The misery entailed upon these unhappy people by the illicit traffic must be seen to be fully appreciated. Before the effects of the poisonous “fire-water,” they disappear from the earth like “snow before the sun.” Although aware of the destruction it entails upon them, the poor wretches have not moral courage to shun the fatal allurement it holds out to them, of wild excitement and a temporary oblivion of their many sufferings and privations. With such palpable effects, it appears only likely that the illegal trade is connived at by those whose policy it has ever been, gradually but surely, to exterminate the Indians, and by any means to extinguish their title to the few lands they now own on the outskirts of civilisation. Certain it is that large quantities of liquor find their way annually into the Indian country, and as certain are the fatal results of the pernicious system, and that the American government takes no steps to prevent it. There are some tribes who have as yet withstood the great temptation, and have resolutely refused to permit liquor to be brought into their villages. The marked difference between the improved condition of these, and the moral and physical abasement of those which give way to the fatal passion for drinking, sufficiently proves the pernicious effects of the liquor trade on the unfortunate and abused aborigines; and it is matter of regret that no philanthropist has sprung up in the United States to do battle for the rights of the Red men, and call attention to the wrongs they endure at the hands of their supplanters in the lands of their fathers.
Robbed of their homes and hunting-grounds, and driven by the encroachments of the whites to distant regions, which hardly support existence, the Indians, day by day, gradually decrease before the accumulating evils, of body and soul, which their civilised persecutors entail upon them. With every man's hand against them, they drag on to their final destiny; and the day is not far distant when the American Indian will exist only in the traditions of his pale-faced conquerors.
The Indians trading at this time on the Platte were mostly of the Sioux nation, including the tribes of Burnt-woods, Yanka-taus, Pian-Kashas, Assinaboins, Oglallahs, Broken Arrows, all of which belong to the great Sioux nation, or La-cotahs, as they call themselves, and which means cut-throats There were also some Cheyennes allied to the Sioux, as well as a small band of Republican Pawnees.

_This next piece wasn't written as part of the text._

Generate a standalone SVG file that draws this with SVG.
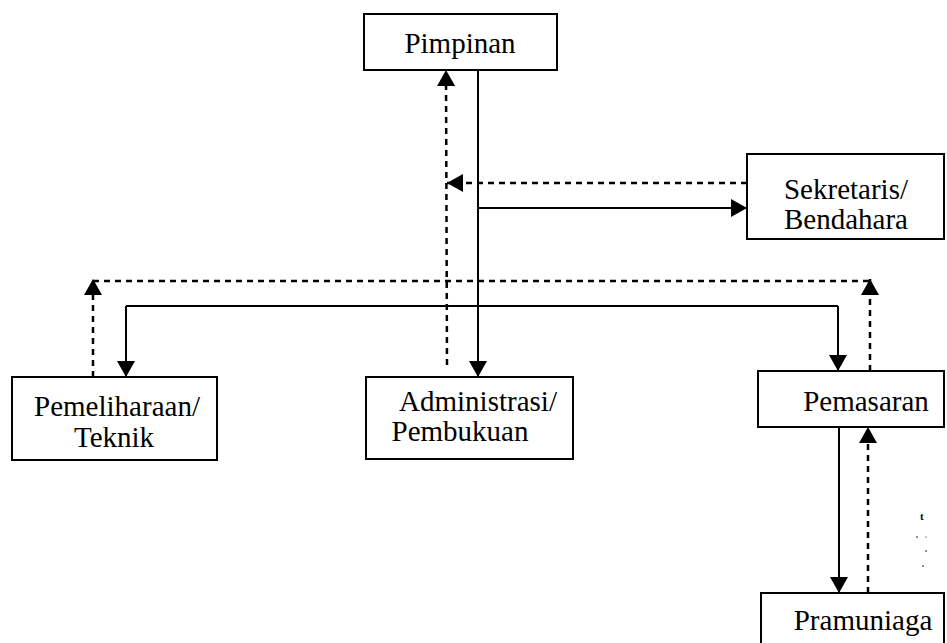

Horse-racing, gambling, and ball-play, served to pass away the time until the trade commenced, and many packs of dressed robes changed hands amongst themselves. When playing at the usual game of “hand,” the stakes, comprising all the valuables the players possess, are piled in two heaps close at hand, the winner at the conclusion of the game sweeping the goods towards him, and often returning a small portion “on the prairie,” with which the loser may again commence operations with another player.
The game of “hand” is played by two persons. One, who commences, places a plum or cherry-stone . in the hollow formed by joining the concaved palms of the hands together, then shaking the stone for a few moments, the hands are suddenly separated, and the other player must guess which hand now contains the stone.